TASK TO CARRY OUT –
Gather each line of the entries below that includes "this".

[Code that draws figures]
=====
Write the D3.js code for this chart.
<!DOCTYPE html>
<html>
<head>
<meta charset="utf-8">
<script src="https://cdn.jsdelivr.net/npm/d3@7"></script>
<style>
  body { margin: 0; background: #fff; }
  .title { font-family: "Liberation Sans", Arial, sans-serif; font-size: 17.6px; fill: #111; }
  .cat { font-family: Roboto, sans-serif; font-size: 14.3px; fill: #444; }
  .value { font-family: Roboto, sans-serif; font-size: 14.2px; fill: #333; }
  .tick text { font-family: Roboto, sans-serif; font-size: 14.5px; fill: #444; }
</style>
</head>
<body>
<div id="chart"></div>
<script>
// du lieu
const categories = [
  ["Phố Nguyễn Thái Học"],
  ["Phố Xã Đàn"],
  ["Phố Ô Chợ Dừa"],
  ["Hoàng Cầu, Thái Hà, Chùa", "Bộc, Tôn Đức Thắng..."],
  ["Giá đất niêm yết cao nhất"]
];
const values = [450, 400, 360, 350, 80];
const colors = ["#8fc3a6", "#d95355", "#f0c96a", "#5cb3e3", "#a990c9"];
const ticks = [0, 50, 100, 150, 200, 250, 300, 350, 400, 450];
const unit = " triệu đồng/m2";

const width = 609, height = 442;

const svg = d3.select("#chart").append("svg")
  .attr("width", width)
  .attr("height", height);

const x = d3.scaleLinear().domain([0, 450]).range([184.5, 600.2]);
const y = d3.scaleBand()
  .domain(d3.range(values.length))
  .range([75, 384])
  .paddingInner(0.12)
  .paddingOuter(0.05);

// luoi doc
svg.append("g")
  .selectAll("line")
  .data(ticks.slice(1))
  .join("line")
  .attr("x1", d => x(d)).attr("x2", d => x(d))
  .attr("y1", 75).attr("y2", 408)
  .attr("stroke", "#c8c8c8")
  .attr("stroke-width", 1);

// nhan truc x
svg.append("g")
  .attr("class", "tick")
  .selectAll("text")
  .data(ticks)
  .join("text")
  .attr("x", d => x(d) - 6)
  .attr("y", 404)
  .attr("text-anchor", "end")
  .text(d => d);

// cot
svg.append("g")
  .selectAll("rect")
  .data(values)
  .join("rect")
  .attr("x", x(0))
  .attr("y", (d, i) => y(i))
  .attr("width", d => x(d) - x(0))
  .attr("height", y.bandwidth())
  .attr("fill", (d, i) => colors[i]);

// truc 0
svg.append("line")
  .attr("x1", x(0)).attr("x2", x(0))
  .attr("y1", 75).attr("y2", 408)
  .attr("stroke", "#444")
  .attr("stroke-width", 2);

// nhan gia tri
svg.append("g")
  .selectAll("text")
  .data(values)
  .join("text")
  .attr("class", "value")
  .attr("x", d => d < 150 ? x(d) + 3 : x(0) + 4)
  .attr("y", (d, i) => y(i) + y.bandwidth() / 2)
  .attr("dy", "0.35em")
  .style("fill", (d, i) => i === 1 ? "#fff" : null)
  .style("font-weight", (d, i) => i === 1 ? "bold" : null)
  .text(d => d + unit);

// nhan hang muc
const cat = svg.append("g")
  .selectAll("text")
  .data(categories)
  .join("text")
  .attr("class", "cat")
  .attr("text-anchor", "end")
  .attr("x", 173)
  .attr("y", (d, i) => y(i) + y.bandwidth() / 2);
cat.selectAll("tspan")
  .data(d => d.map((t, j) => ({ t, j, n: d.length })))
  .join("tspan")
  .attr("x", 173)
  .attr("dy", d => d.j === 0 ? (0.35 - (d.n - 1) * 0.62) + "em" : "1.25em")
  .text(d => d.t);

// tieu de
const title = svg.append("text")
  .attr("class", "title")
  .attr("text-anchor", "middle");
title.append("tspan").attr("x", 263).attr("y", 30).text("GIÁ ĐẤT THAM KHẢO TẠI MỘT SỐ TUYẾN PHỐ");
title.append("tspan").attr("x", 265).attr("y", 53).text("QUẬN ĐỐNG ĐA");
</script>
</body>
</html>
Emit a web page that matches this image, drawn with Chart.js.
=====
RESPONSE BELOW –
Write the D3.js code for this chart.
Emit a web page that matches this image, drawn with Chart.js.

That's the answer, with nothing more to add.